Overview
Key crawler properties include CrawlerUsage and CrawlerProductTokens. CrawlerUsage contains a list of the uses of the crawler data. Crawlers are categorised into one or more of the below crawler usage values based on our judgement of publicly available information from the crawler controller and any research.
Values
Control what your content can be used for by checking the CrawlerUsage property. These values are based on the RSL 1.0 Specification - 3.4.1.1 Usage Vocabulary and we have expanded to include non-AI related crawler usages.
- Index Indicates that the crawler is used to gather content for inclusion in an AI system’s internal index or retrieval database.
- Train Indicates that the crawler is used to train or fine tune AI models.
- Input Indicates that the crawler is used to collect content for input into AI models, including retrieval-augmented generation, grounding, or other use of the content to produce generative AI responses or search summaries.

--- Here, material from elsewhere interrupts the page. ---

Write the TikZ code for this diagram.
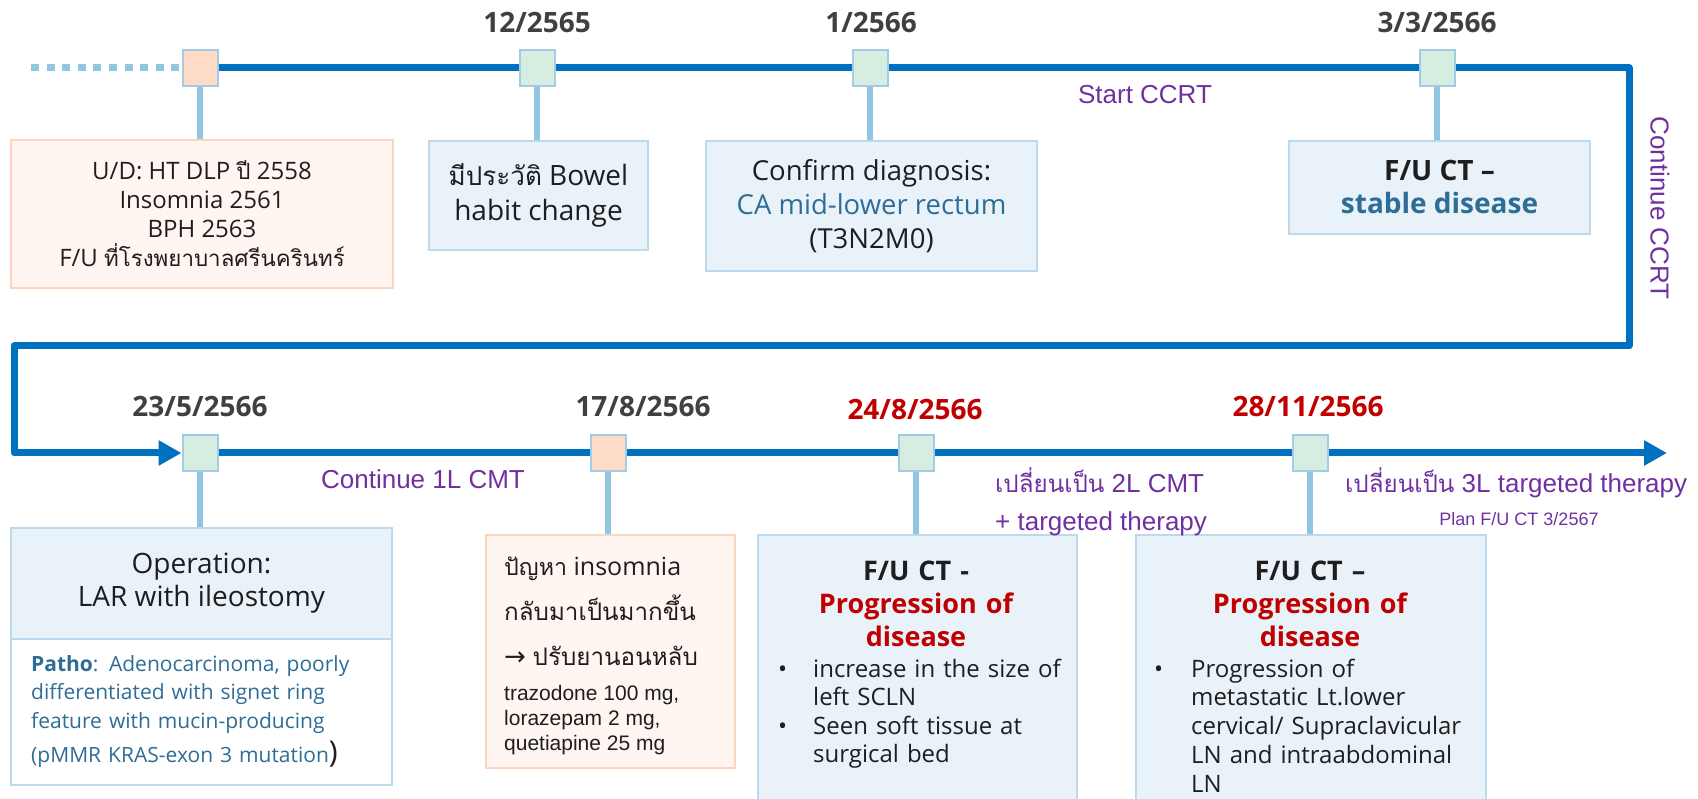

- Search Indicates that the crawler is used to build search indexes or search results.
- Monitor Indicates that the crawler is used for monitoring websites. This crawling primarly involves regular visits to selected web pages to validate that they respond as expected.
- Archiving Indicates that the crawler is used for archiving data and websites.
- Preview Indicates that the crawler is used by social media platforms to create content previews.
- Security Indicates that the crawler is a security-focused web crawler that scans domains for vulnerabilities.
- Analytics Indicates that the crawler is used to gather data for marketing analytics.
- Feed Indicates that the crawler is used for aggregating news, information, or data.
- Discovery Indicates that the crawler is used to gain an understanding of the discoverability or search ranking of the crawled website or web page. Primarily relating to Search Engine Optimisation (SEO).
IsArtificialIntelligence
IsArtificialIntelligence is a boolean property designed to give you easy answers about AI crawling. If the crawler has a CrawlerUsage related to AI this will be TRUE.
Robots.txt
We use these properties for our Robots.txt generator so that you can allow or disallow crawlers by CrawlerUsage.